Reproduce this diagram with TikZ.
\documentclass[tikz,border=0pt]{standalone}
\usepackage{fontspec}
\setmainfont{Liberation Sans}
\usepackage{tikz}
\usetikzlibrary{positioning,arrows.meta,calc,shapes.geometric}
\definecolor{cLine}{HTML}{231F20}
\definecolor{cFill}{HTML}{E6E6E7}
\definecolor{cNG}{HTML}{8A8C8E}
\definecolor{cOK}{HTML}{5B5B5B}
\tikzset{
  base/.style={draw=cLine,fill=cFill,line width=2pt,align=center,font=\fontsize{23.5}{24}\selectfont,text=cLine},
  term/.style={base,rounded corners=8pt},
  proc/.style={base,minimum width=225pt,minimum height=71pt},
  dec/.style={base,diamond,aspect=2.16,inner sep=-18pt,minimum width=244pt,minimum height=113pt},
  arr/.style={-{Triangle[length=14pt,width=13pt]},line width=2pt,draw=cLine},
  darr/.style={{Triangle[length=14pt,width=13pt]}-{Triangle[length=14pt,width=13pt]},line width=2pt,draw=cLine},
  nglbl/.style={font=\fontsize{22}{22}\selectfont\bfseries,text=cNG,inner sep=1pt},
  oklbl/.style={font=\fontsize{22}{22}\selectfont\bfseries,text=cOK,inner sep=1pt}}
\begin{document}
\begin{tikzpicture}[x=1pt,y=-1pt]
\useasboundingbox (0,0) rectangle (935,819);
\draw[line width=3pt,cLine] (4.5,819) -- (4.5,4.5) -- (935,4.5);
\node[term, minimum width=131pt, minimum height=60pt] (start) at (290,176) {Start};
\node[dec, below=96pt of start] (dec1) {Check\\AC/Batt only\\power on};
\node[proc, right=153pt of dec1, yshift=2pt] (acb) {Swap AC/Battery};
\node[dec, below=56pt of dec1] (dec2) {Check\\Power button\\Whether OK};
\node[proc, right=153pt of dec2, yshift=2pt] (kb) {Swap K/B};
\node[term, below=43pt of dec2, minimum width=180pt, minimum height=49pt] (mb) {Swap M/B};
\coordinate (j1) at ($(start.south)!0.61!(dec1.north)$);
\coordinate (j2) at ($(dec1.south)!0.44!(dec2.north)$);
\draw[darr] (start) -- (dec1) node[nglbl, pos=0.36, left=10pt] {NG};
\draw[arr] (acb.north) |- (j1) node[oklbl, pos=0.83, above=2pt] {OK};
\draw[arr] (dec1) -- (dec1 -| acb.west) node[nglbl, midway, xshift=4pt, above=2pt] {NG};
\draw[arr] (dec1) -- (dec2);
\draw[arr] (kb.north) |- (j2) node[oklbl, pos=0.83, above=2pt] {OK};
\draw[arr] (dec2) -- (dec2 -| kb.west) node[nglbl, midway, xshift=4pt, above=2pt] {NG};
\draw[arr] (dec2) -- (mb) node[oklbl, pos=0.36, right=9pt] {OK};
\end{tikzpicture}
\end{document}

> _WHAT TO DO_
Reproduce the material above without altering a single character.

> _EXPECTED ANSWER_
Reproduce this diagram with TikZ.
\documentclass[tikz,border=0pt]{standalone}
\usepackage{fontspec}
\setmainfont{Liberation Sans}
\usepackage{tikz}
\usetikzlibrary{positioning,arrows.meta,calc,shapes.geometric}
\definecolor{cLine}{HTML}{231F20}
\definecolor{cFill}{HTML}{E6E6E7}
\definecolor{cNG}{HTML}{8A8C8E}
\definecolor{cOK}{HTML}{5B5B5B}
\tikzset{
  base/.style={draw=cLine,fill=cFill,line width=2pt,align=center,font=\fontsize{23.5}{24}\selectfont,text=cLine},
  term/.style={base,rounded corners=8pt},
  proc/.style={base,minimum width=225pt,minimum height=71pt},
  dec/.style={base,diamond,aspect=2.16,inner sep=-18pt,minimum width=244pt,minimum height=113pt},
  arr/.style={-{Triangle[length=14pt,width=13pt]},line width=2pt,draw=cLine},
  darr/.style={{Triangle[length=14pt,width=13pt]}-{Triangle[length=14pt,width=13pt]},line width=2pt,draw=cLine},
  nglbl/.style={font=\fontsize{22}{22}\selectfont\bfseries,text=cNG,inner sep=1pt},
  oklbl/.style={font=\fontsize{22}{22}\selectfont\bfseries,text=cOK,inner sep=1pt}}
\begin{document}
\begin{tikzpicture}[x=1pt,y=-1pt]
\useasboundingbox (0,0) rectangle (935,819);
\draw[line width=3pt,cLine] (4.5,819) -- (4.5,4.5) -- (935,4.5);
\node[term, minimum width=131pt, minimum height=60pt] (start) at (290,176) {Start};
\node[dec, below=96pt of start] (dec1) {Check\\AC/Batt only\\power on};
\node[proc, right=153pt of dec1, yshift=2pt] (acb) {Swap AC/Battery};
\node[dec, below=56pt of dec1] (dec2) {Check\\Power button\\Whether OK};
\node[proc, right=153pt of dec2, yshift=2pt] (kb) {Swap K/B};
\node[term, below=43pt of dec2, minimum width=180pt, minimum height=49pt] (mb) {Swap M/B};
\coordinate (j1) at ($(start.south)!0.61!(dec1.north)$);
\coordinate (j2) at ($(dec1.south)!0.44!(dec2.north)$);
\draw[darr] (start) -- (dec1) node[nglbl, pos=0.36, left=10pt] {NG};
\draw[arr] (acb.north) |- (j1) node[oklbl, pos=0.83, above=2pt] {OK};
\draw[arr] (dec1) -- (dec1 -| acb.west) node[nglbl, midway, xshift=4pt, above=2pt] {NG};
\draw[arr] (dec1) -- (dec2);
\draw[arr] (kb.north) |- (j2) node[oklbl, pos=0.83, above=2pt] {OK};
\draw[arr] (dec2) -- (dec2 -| kb.west) node[nglbl, midway, xshift=4pt, above=2pt] {NG};
\draw[arr] (dec2) -- (mb) node[oklbl, pos=0.36, right=9pt] {OK};
\end{tikzpicture}
\end{document}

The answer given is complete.